New Bill allows for massive State intervention in banks

The government will be allowed to appoint new managers, sack directors, and stop future bonuses under a new Bill.

THE GOVERNMENT will gain the power to introduce massive changes to the banking system – including the right to sack directors and change the management of banks – under a new Bill to be debated in the Dáil today.

The Credit Institutions (Stabilisation) Bill 2010, to be rushed through the Dáil today and then trucked through the Seanad tomorrow in order to ensure an early enactment, allows the Minister for Finance to transfer loans and deposits between institutions and overseas – giving the minister the power to almost singlehandedly reduce the size of the banking system.

The Irish Times reports that the Bill will also give the Minister the power to appoint special managers to a bank if there is “an imminent threat” to its viability; such managers will have the ability to sack members of the board, and overturn the decisions of a bank’s shareholders.

As the Irish Independent adds, the Bill also paves the way for subordinated ‘junior’ bondholders of banks to be forced into taking further deductions in the value of their investments, and allows the state to proceed with drawing down €10bn in banking recapitalisation funds from the EU-IMF bailout.

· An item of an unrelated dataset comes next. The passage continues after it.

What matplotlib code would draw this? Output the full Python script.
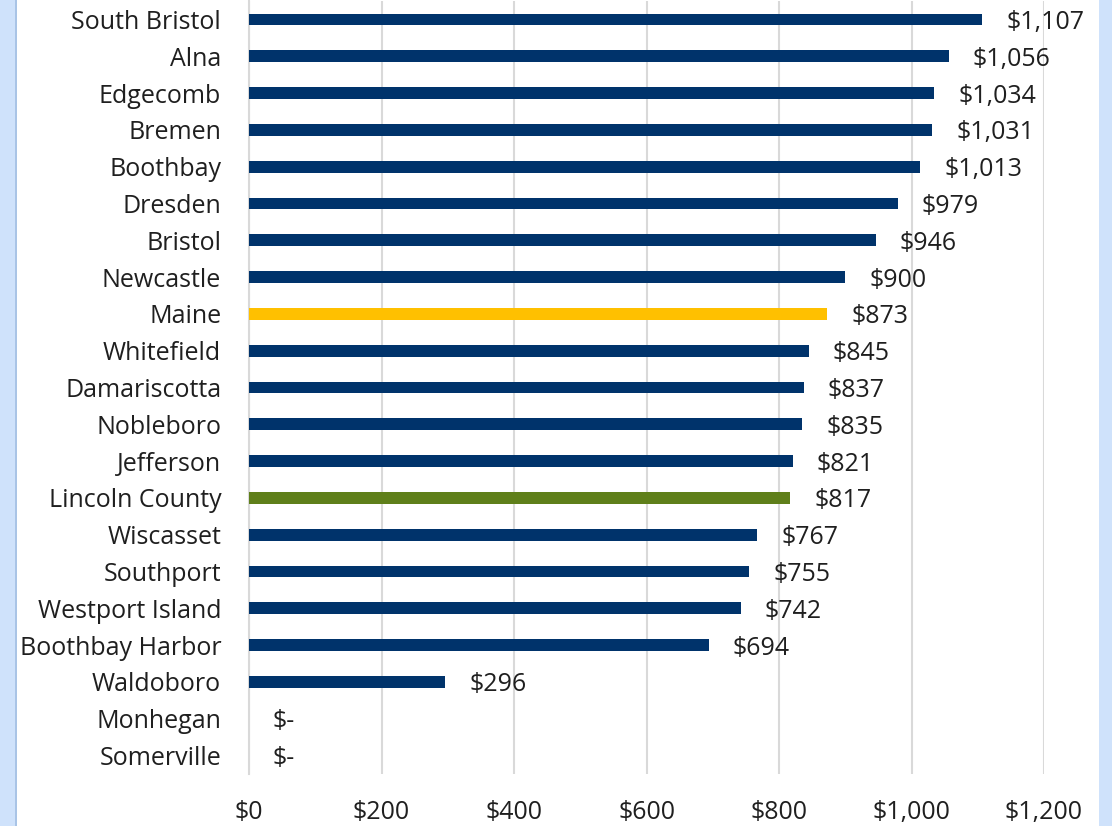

It also makes it illegal for banks in receipt of emergency state funding to pay bonuses to their staff.

The Bill also kickstarts the process of winding down Anglo Irish Bank and Irish Nationwide Building Society, both of which were already set to be wound down by the state, and would allow the National Pension Reserve Fund to be invested in companies not listed on the stock exchange.

This, the Irish Times suggests, would allow the government to further recapitalise AIB after it had taken 100% ownership in the institution and removed it from public listings.

The new powers would remain in place until December 2011, and is intended to supplement the Four Year Plan and the bailout agreement.

Finance minister Brian Lenihan said the bill would allow the state to restructure the banking system as it needed to, which was a “key pillar” of the agreement with the EU and IMF.